PHNOM PENH, July 27 (Reuters) - North Korea wants to import Cambodian rice to try to ease food shortages and has offered in return to provide machinery and expertise to develop Cambodia’s fledgling mining and energy sectors, a Cambodian official said on Wednesday.
A North Korean delegation led by Deputy Trade Minister Ri Myong-san visited Cambodia this week and the country is keen to import rice as soon as possible, said Ouch Borith, Cambodia’s secretary of state for foreign affairs.
It would help Cambodia develop its mining sector and invest in hydropower dams.
The amount of rice North Korea wanted to import was not disclosed, he said. Further specific details, such as how North Korea would fund its purchases and investments, were not available.
Cambodia is the world’s 15th biggest producer of rice and has set a target of exporting 1 million tonnes of the grain within the next four years.
According to the Economic Institute of Cambodia (EIC), an independent think tank, the country is expected to ship about 100,000 tonnes of milled rice this year, up from 50,000 tonnes in 2010. More goes to Vietnam to be milled and shipped from there.

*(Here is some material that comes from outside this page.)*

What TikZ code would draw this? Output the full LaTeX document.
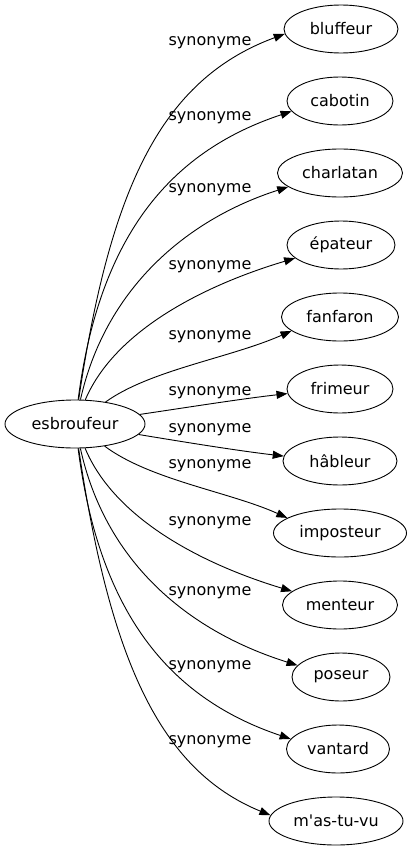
\documentclass[tikz,border=0pt]{standalone}
\usepackage{fontspec}
\newfontfamily\graphfont{DejaVu Sans}[Ligatures=TeXOff]
\usetikzlibrary{arrows.meta,shapes.geometric}

\tikzset{
  word/.style={ellipse, draw=black, line width=0.9bp, inner sep=0pt, minimum height=48bp,
    font=\graphfont\fontsize{16bp}{19bp}\selectfont},
  rel/.style={inner sep=0pt, font=\graphfont\fontsize{16bp}{19bp}\selectfont},
  link/.style={draw=black, line width=0.9bp, -{Triangle[length=11bp,width=8bp]}}
}

\begin{document}
\begin{tikzpicture}[x=1bp,y=-1bp]
\useasboundingbox (0,0) rectangle (417,851);
\node[word, minimum width=140bp] (esb) at (75,424) {esbroufeur};
% the twelve synonyms, one row every 72px
\foreach \i/\x/\w/\txt in {1/341/114/bluffeur, 2/340/106/cabotin, 3/340/125/charlatan,
  4/341/108/épateur, 5/340/117/fanfaron, 6/340/106/frimeur, 7/340/114/hâbleur,
  8/340/133/imposteur, 9/340/115/menteur, 10/341/98/poseur, 11/338/103/vantard,
  12/336/134/m'as-tu-vu}
  \node[word, minimum width=\w bp] (t\i) at (\x,{72*\i-43}) {\txt};
% labels and edges
\foreach \i/\ly/\ax/\ay/\bx/\by/\ang in {1/43/110/190/160/80/185, 2/118/100/230/175/150/192,
  3/190/105/290/185/220/195, 4/267/115/330/205/285/196, 5/337/150/370/230/358/196,
  6/393/190/407/240/399/185, 7/430/190/443/240/451/175, 8/466/150/480/230/492/164,
  9/523/115/520/205/565/164, 10/593/105/560/185/630/165, 11/667/100/620/175/700/168,
  12/742/110/660/160/770/175}
{
  \node[rel] (l\i) at (210,\ly) {synonyme};
  \draw[link] (esb) .. controls (\ax,\ay) and (\bx,\by) .. (t\i.\ang);
}
\end{tikzpicture}
\end{document}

North Korea is one of the world’s poorest countries and it rarely produces enough food to feed its 24 million people, often as a result of bad weather affecting harvests.
International sanctions over its nuclear weapons programme combined with neighbouring South Korea’s refusal to provide help have led to a substantial decline in food aid from its traditional donors.

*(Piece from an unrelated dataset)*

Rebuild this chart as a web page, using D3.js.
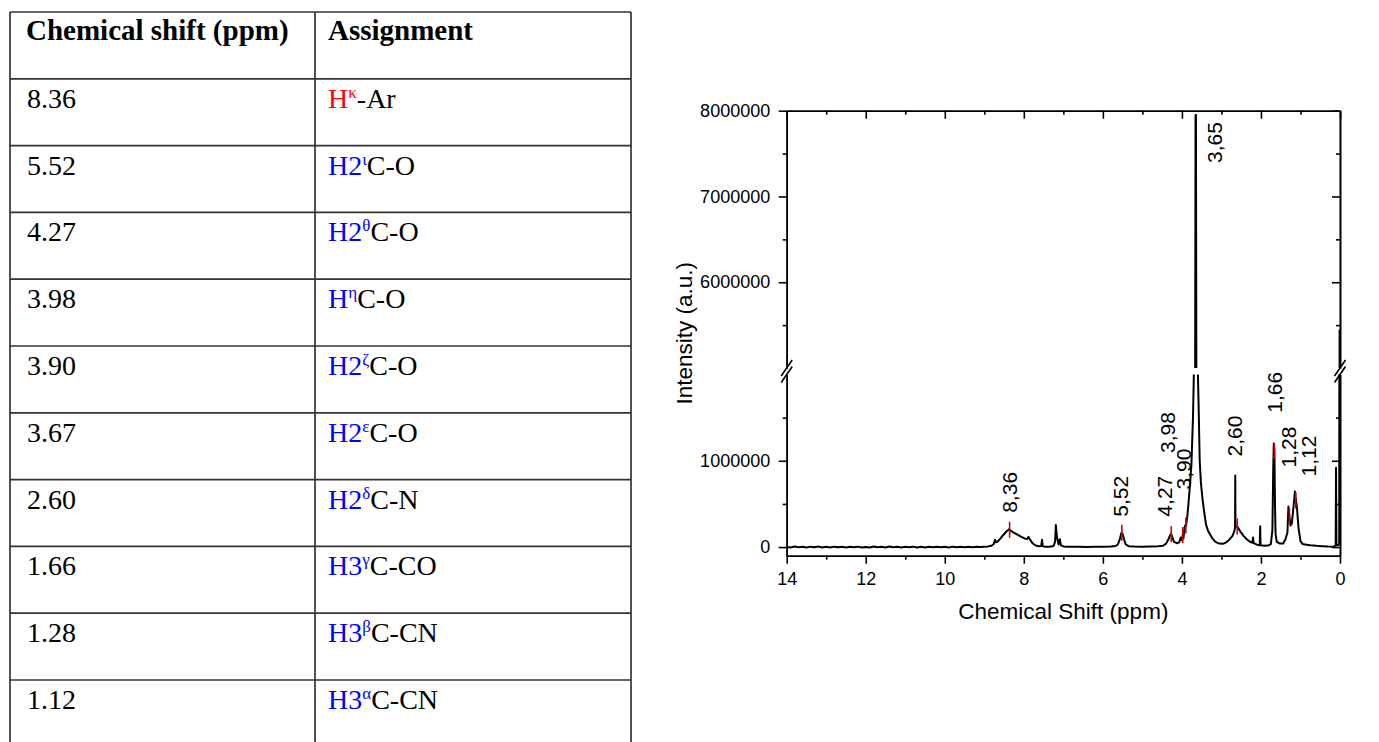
<!DOCTYPE html>
<html>
<head>
<meta charset="utf-8">
<script src="https://cdn.jsdelivr.net/npm/d3@7"></script>
<style>
  html, body { margin: 0; padding: 0; background: #fff; }
  svg { display: block; }
</style>
</head>
<body>
<svg id="fig" width="1379" height="742"></svg>
<script>
// ---------- Assignment table ----------
const tableHeaders = ["Chemical shift (ppm)", "Assignment"];
const tableShifts = ["8.36", "5.52", "4.27", "3.98", "3.90", "3.67", "2.60", "1.66", "1.28", "1.12"];
const tableProton = ["H", "H2", "H2", "H", "H2", "H2", "H2", "H3", "H3", "H3"];
const tableGreek = ["κ", "ι", "θ", "η", "ζ", "ε", "δ", "γ", "β", "α"];
const tableGroup = ["-Ar", "C-O", "C-O", "C-O", "C-O", "C-O", "C-N", "C-CO", "C-CN", "C-CN"];

// ---------- 1H NMR spectrum: [chemical shift (ppm), intensity (a.u.)] ----------
const spectrum = [
  [14.0, 2000], [13.9, -5000], [13.8, 6000], [13.7, -3000], [13.6, 4000], [13.5, -6000],
  [13.4, 5000], [13.3, -2000], [13.2, 6000], [13.1, -4000], [13.0, 3000], [12.9, -5000],
  [12.8, 5000], [12.7, -3000], [12.6, 4000], [12.5, -6000], [12.4, 3000], [12.3, -2000],
  [12.2, 5000], [12.1, -4000], [12.0, 2000], [11.9, -5000], [11.8, 6000], [11.7, -3000],
  [11.6, 4000], [11.5, -4000], [11.4, 7000], [11.3, -2000], [11.2, 4000], [11.1, -5000],
  [11.0, 3000], [10.9, -3000], [10.8, 5000], [10.7, -4000], [10.6, 3000], [10.5, -5000],
  [10.4, 4000], [10.3, -2000], [10.2, 5000], [10.1, -3000], [10.0, 3000], [9.9, -4000],
  [9.8, 5000], [9.7, -2000], [9.6, 4000], [9.5, -3000], [9.4, 3000], [9.3, -2000],
  [9.2, 4000], [9.1, 0], [9.0, 5000], [8.9, 8000],
  [8.82, 15000], [8.76, 35000], [8.73, 85000], [8.70, 55000], [8.66, 65000], [8.60, 95000],
  [8.52, 140000], [8.44, 180000], [8.38, 205000], [8.36, 200000], [8.30, 180000],
  [8.22, 158000], [8.14, 138000], [8.06, 118000], [7.98, 100000], [7.92, 92000],
  [7.88, 118000], [7.84, 85000], [7.78, 45000], [7.70, 18000], [7.62, 10000], [7.56, 12000],
  [7.54, 85000], [7.52, 8000], [7.45, 4000], [7.35, 5000], [7.25, 12000], [7.21, 60000],
  [7.19, 255000], [7.16, 110000], [7.12, 30000], [7.09, 90000], [7.06, 20000], [7.00, 8000],
  [6.90, 5000], [6.80, 3000], [6.60, 5000], [6.40, 2000], [6.20, 5000], [6.00, 3000],
  [5.80, 6000], [5.68, 12000], [5.62, 30000], [5.57, 95000], [5.53, 165000], [5.50, 150000],
  [5.46, 85000], [5.42, 30000], [5.35, 10000], [5.20, 6000], [5.00, 5000], [4.80, 8000],
  [4.60, 10000], [4.48, 15000], [4.40, 40000], [4.34, 90000], [4.30, 140000], [4.27, 150000],
  [4.24, 110000], [4.20, 60000], [4.13, 45000], [4.07, 55000], [4.03, 110000], [4.00, 80000],
  [3.98, 140000], [3.96, 100000], [3.94, 200000], [3.92, 250000], [3.90, 240000],
  [3.87, 330000], [3.84, 470000], [3.80, 700000], [3.76, 950000], [3.72, 1500000],
  [3.70, 1950000], [3.68, 2800000], [3.665, 5000000], [3.655, 7950000], [3.645, 7950000],
  [3.635, 5000000], [3.62, 2800000], [3.60, 2100000], [3.58, 1700000], [3.55, 1000000],
  [3.52, 750000], [3.48, 560000], [3.44, 420000], [3.39, 260000], [3.34, 190000],
  [3.28, 140000], [3.22, 95000], [3.15, 60000], [3.06, 40000], [2.96, 38000], [2.88, 55000],
  [2.80, 85000], [2.72, 130000], [2.67, 190000], [2.655, 230000], [2.65, 830000],
  [2.645, 240000], [2.60, 239000], [2.52, 180000], [2.44, 130000], [2.36, 90000],
  [2.28, 62000], [2.215, 50000], [2.20, 110000], [2.185, 45000], [2.10, 28000],
  [2.03, 22000], [2.02, 240000], [2.01, 22000], [1.92, 15000], [1.82, 18000], [1.75, 35000],
  [1.71, 200000], [1.69, 900000], [1.675, 1200000], [1.66, 1110000], [1.645, 500000],
  [1.63, 150000], [1.60, 60000], [1.52, 40000], [1.44, 40000], [1.38, 90000], [1.33, 170000],
  [1.305, 470000], [1.28, 355000], [1.25, 250000], [1.22, 270000], [1.18, 450000],
  [1.14, 645000], [1.12, 560000], [1.09, 460000], [1.05, 220000], [1.00, 70000],
  [0.95, 35000], [0.85, 28000], [0.75, 22000], [0.60, 15000], [0.45, 10000], [0.30, 6000],
  [0.15, 5000], [0.11, 20000], [0.10, 920000], [0.09, 25000], [0.05, 20000], [0.02, 40000],
  [0.01, 5440000], [0.0, 5440000]
];

// ---------- Peak picks ----------
const peakShifts = [8.36, 5.52, 4.27, 3.98, 3.90, 3.65, 2.60, 1.66, 1.28, 1.12];
const peakLabels = ["8,36", "5,52", "4,27", "3,98", "3,90", "3,65", "2,60", "1,66", "1,28", "1,12"];
const peakHeights = [200000, 166000, 150000, 140000, 250000, 7950000, 239000, 1110000, 355000, 540000];

// ---------- Axis ticks ----------
const xMajorTicks = [14, 12, 10, 8, 6, 4, 2, 0];
const xMinorTicks = [13, 11, 9, 7, 5, 3, 1];
const yLowerMajor = [0, 1000000];
const yLowerMinor = [500000, 1500000];
const yUpperMajor = [6000000, 7000000, 8000000];
const yUpperMinor = [5500000, 6500000, 7500000];

const svg = d3.select("#fig");

// ================= Table =================
const T = { left: 10, mid: 315, right: 631, top: 12, rowH: 66.8, bottom: 742 };
const serif = "'Liberation Serif', 'Times New Roman', serif";
const tbl = svg.append("g").attr("class", "table");

const rowLines = d3.range(0, tableShifts.length + 1).map(i => T.top + i * T.rowH);
tbl.selectAll("line.h").data(rowLines).join("line")
  .attr("class", "h")
  .attr("x1", T.left).attr("x2", T.right)
  .attr("y1", d => d).attr("y2", d => d)
  .attr("stroke", "#333").attr("stroke-width", 1.7);
tbl.selectAll("line.v").data([T.left, T.mid, T.right]).join("line")
  .attr("class", "v")
  .attr("x1", d => d).attr("x2", d => d)
  .attr("y1", T.top).attr("y2", T.bottom)
  .attr("stroke", "#333").attr("stroke-width", 1.7);

tbl.selectAll("text.head").data(tableHeaders).join("text")
  .attr("class", "head")
  .attr("x", (d, i) => i === 0 ? 26 : 328)
  .attr("y", T.top + 28)
  .attr("font-family", serif).attr("font-weight", "bold").attr("font-size", 29)
  .attr("fill", "#000")
  .text(d => d);

tbl.selectAll("text.shift").data(tableShifts).join("text")
  .attr("class", "shift")
  .attr("x", 27)
  .attr("y", (d, i) => T.top + (i + 1) * T.rowH + 29)
  .attr("font-family", serif).attr("font-size", 28)
  .attr("fill", "#000")
  .text(d => d);

const assign = tbl.selectAll("text.assign").data(tableShifts).join("text")
  .attr("class", "assign")
  .attr("x", 328)
  .attr("y", (d, i) => T.top + (i + 1) * T.rowH + 29)
  .attr("font-family", serif).attr("font-size", 28);
assign.each(function (d, i) {
  const t = d3.select(this);
  const accent = i === 0 ? "#ff0000" : "#0000ff";
  t.append("tspan").attr("fill", accent).text(tableProton[i]);
  t.append("tspan").attr("fill", accent).attr("font-size", 17).attr("dy", -10).text(tableGreek[i]);
  t.append("tspan").attr("fill", "#000").attr("dy", 10).text(tableGroup[i]);
});

// ================= Spectrum =================
const P = { left: 786.7, right: 1340, top: 110.7, bottom: 555.7, breakHi: 368, breakLo: 374.5 };
const sans = "'Liberation Sans', Arial, sans-serif";

const x = d3.scaleLinear().domain([14, 0]).range([P.left, P.right]);
const yLow = d3.scaleLinear().domain([-100000, 2000000]).range([P.bottom, P.breakLo]);
const yUp = d3.scaleLinear().domain([5000000, 8000000]).range([P.breakHi, P.top]);

const chart = svg.append("g").attr("class", "chart");
const defs = svg.append("defs");
defs.append("clipPath").attr("id", "clipLow").append("rect")
  .attr("x", P.left).attr("y", P.breakLo)
  .attr("width", P.right - P.left).attr("height", P.bottom - P.breakLo);
defs.append("clipPath").attr("id", "clipUp").append("rect")
  .attr("x", P.left).attr("y", P.top)
  .attr("width", P.right - P.left).attr("height", P.breakHi - P.top);

const lineLow = d3.line().x(d => x(d[0])).y(d => yLow(d[1]));
const lineUp = d3.line().x(d => x(d[0])).y(d => yUp(d[1]));

chart.append("path").datum(spectrum).attr("d", lineLow)
  .attr("clip-path", "url(#clipLow)")
  .attr("fill", "none").attr("stroke", "#000").attr("stroke-width", 2)
  .attr("stroke-linejoin", "round");
chart.append("path").datum(spectrum).attr("d", lineUp)
  .attr("clip-path", "url(#clipUp)")
  .attr("fill", "none").attr("stroke", "#000").attr("stroke-width", 2)
  .attr("stroke-linejoin", "round");

// peak markers (the tallest one sits at the top of the frame and is not marked)
const peaks = peakShifts.map((s, i) => ({ s, label: peakLabels[i], h: peakHeights[i] }));
const peakY = p => p.h >= 5000000 ? yUp(p.h) : yLow(p.h);
chart.selectAll("line.marker").data(peaks.filter(p => p.h < 5000000)).join("line")
  .attr("class", "marker")
  .attr("x1", p => x(p.s)).attr("x2", p => x(p.s))
  .attr("y1", p => peakY(p) - 8).attr("y2", p => peakY(p) + 8)
  .attr("stroke", "#d00000").attr("stroke-width", 1.6);

// label placement: [horizontal offset of baseline, lift above the marker] in px
const labelNudge = {
  "8,36": [7, 17], "5,52": [6.5, 16], "4,27": [1, 17.5], "3,98": [-7.5, 82],
  "3,90": [5.5, 36], "3,65": [26, -48], "2,60": [5, 70], "1,66": [8, 38.5],
  "1,28": [7, 49], "1,12": [20.5, 24]
};
chart.selectAll("text.peak").data(peaks).join("text")
  .attr("class", "peak")
  .attr("transform", p => {
    const n = labelNudge[p.label];
    return `translate(${x(p.s) + n[0]},${peakY(p) - n[1]}) rotate(-90)`;
  })
  .attr("font-family", sans).attr("font-size", 21).attr("fill", "#000")
  .text(p => p.label);

// ---------- axes ----------
const axisStroke = 1.6;
function styleAxis(g) {
  g.selectAll(".domain").attr("stroke", "#000").attr("stroke-width", axisStroke);
  g.selectAll(".tick line").attr("stroke", "#000").attr("stroke-width", axisStroke);
  g.selectAll(".tick text").attr("font-family", sans).attr("font-size", 18).attr("fill", "#000");
  g.attr("font-family", null).attr("font-size", null);
}

// bottom
chart.append("g").attr("transform", `translate(0,${P.bottom})`)
  .call(d3.axisBottom(x).tickValues(xMajorTicks).tickSize(8).tickSizeOuter(0).tickPadding(9)
    .tickFormat(d3.format("d")))
  .call(styleAxis);
chart.append("g").attr("transform", `translate(0,${P.bottom})`)
  .call(d3.axisBottom(x).tickValues(xMinorTicks).tickSize(4).tickSizeOuter(0).tickFormat(""))
  .call(styleAxis);
// top (inward ticks)
chart.append("g").attr("transform", `translate(0,${P.top})`)
  .call(d3.axisTop(x).tickValues(xMajorTicks).tickSize(-8).tickSizeOuter(0).tickFormat(""))
  .call(styleAxis);
chart.append("g").attr("transform", `translate(0,${P.top})`)
  .call(d3.axisTop(x).tickValues(xMinorTicks).tickSize(-4).tickSizeOuter(0).tickFormat(""))
  .call(styleAxis);

// left and right, two segments around the break
[[yLow, yLowerMajor, yLowerMinor], [yUp, yUpperMajor, yUpperMinor]].forEach(([sc, maj, mnr]) => {
  chart.append("g").attr("transform", `translate(${P.left},0)`)
    .call(d3.axisLeft(sc).tickValues(maj).tickSize(8).tickSizeOuter(0).tickPadding(8.5)
      .tickFormat(d3.format("d")))
    .call(styleAxis);
  chart.append("g").attr("transform", `translate(${P.left},0)`)
    .call(d3.axisLeft(sc).tickValues(mnr).tickSize(4).tickSizeOuter(0).tickFormat(""))
    .call(styleAxis);
  chart.append("g").attr("transform", `translate(${P.right},0)`)
    .call(d3.axisRight(sc).tickValues(maj).tickSize(-8).tickSizeOuter(0).tickFormat(""))
    .call(styleAxis);
  chart.append("g").attr("transform", `translate(${P.right},0)`)
    .call(d3.axisRight(sc).tickValues(mnr).tickSize(-4).tickSizeOuter(0).tickFormat(""))
    .call(styleAxis);
});

// axis break marks
[P.left, P.right].forEach(ax => {
  [P.breakHi, P.breakLo].forEach(by => {
    chart.append("line")
      .attr("x1", ax - 5.5).attr("y1", by + 8)
      .attr("x2", ax + 5.5).attr("y2", by - 8)
      .attr("stroke", "#000").attr("stroke-width", 1.6);
  });
});

// axis titles
chart.append("text")
  .attr("x", (P.left + P.right) / 2).attr("y", 619)
  .attr("text-anchor", "middle")
  .attr("font-family", sans).attr("font-size", 22.5).attr("fill", "#000")
  .text("Chemical Shift (ppm)");
chart.append("text")
  .attr("transform", `translate(692,${(P.top + P.bottom) / 2}) rotate(-90)`)
  .attr("text-anchor", "middle")
  .attr("font-family", sans).attr("font-size", 22.5).attr("fill", "#000")
  .text("Intensity (a.u.)");
</script>
</body>
</html>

Although Cambodia and North Korea have no trade ties, they have a diplomatic relationship. Cambodia’s former King Norodom Sihanouk has a house in North Korea and was once a special guest of the country’s late ruler, Kim Il-sung.
Ouch Borith said North Korea had offered to sell agricultural machinery to Cambodia, such as tractors, at cheaper prices than Western countries and wanted to provide expertise in developing mines.
“We have only small and medium-sized enterprises, not big industries, but Cambodia’s natural resources are huge, such as minerals, gold, iron and aluminum,” he told reporters.
“Our friends the Koreans said they would do studies and use their experience to help Cambodia make an industry from these natural resources.”
Agriculture forms the biggest part of Cambodia’s $10 billion economy, followed by tourism and garment manufacturing, but it is also trying to develop its energy and mining sectors.